While trying to organize a coup of the Duvalier regime in Haiti, de Mohrenschildt finds himself being debriefed by Matlack and CzajkowskiRight about the time that Ruth and Marina became housemates, de Mohrenschildt left Dallas and never saw the Oswalds again. De Mohrenschildt was now working with Clemard Charles, a Haitian banker and political leader. De Mohrenschildt was touting Charles to his contacts as a possible new leader for Haiti that could effectively replace "Papa Doc" Francois Duvalier.
According to an Army Intelligence memo, "(de Mohrenschidt,) a business associate of Vice President L. B. Johnson, traveled with Charles in 1963 when he visited various U.S. government officers, both in Washington and in New York...(de Mohrenschildt) appeared to have the close personal contacts that provided Charles with the opportunity to air his views and his intentions to the higher echelons of USI (US intelligence) and the U.S. government; on occasions it was either de Mohrenschildt or Charles who made direct telephone contact with USI, rather than vice versa. How these telephone numbers were obtained is not known."
On 4/26/63, Gale Allen of the Domestic Operations Division requested an expedited check of sources on de Mohrenschildt while he was in Washington DC. This may mark the beginning of a covert debriefing of de Mohrenschildt. In a 2004 interview with author David Kaiser, Allen said that he had done this on behalf of someone else who had "plans" for de Mohrenschildt.
This man with plans was apparently C. Frank Stone, also of the Domestic Operations Division, who asked Anna Panor to request more information on de Mohrenschildt.
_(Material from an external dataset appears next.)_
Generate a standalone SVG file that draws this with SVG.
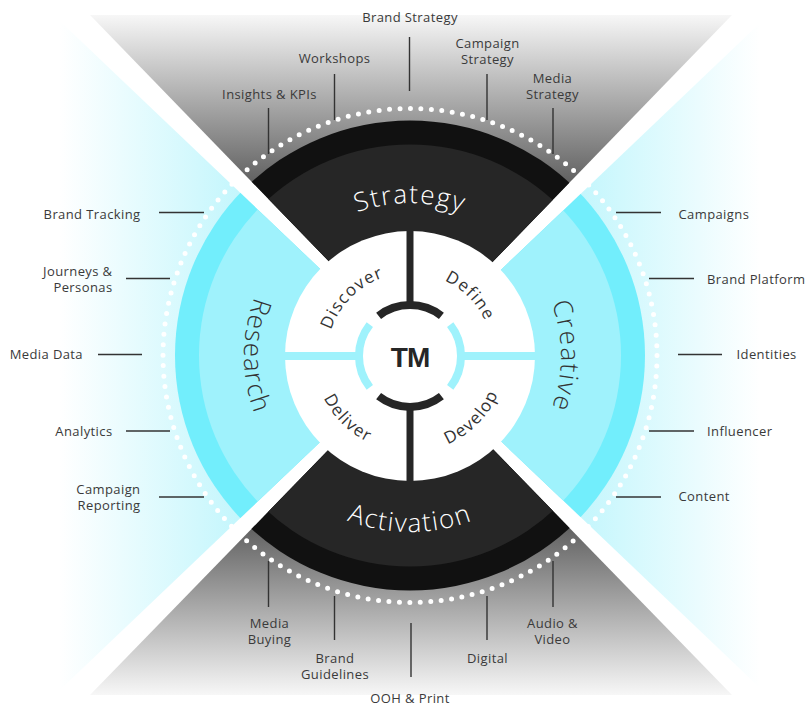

Leo Dunn at the Personnel Security Division provided a summary of de Mohrenschildt's activities, which stated that certain derogatory information could be used to determine the right amount of contact with de Mohenschildt.
Anna Panor wrote a 5/9/63 memo to Stone, suggesting that more information could be obtained by contacting Thomas Schreyer, a high-level covert action officer in Meyer's office who had handled de Mohrenschildt's file in the past.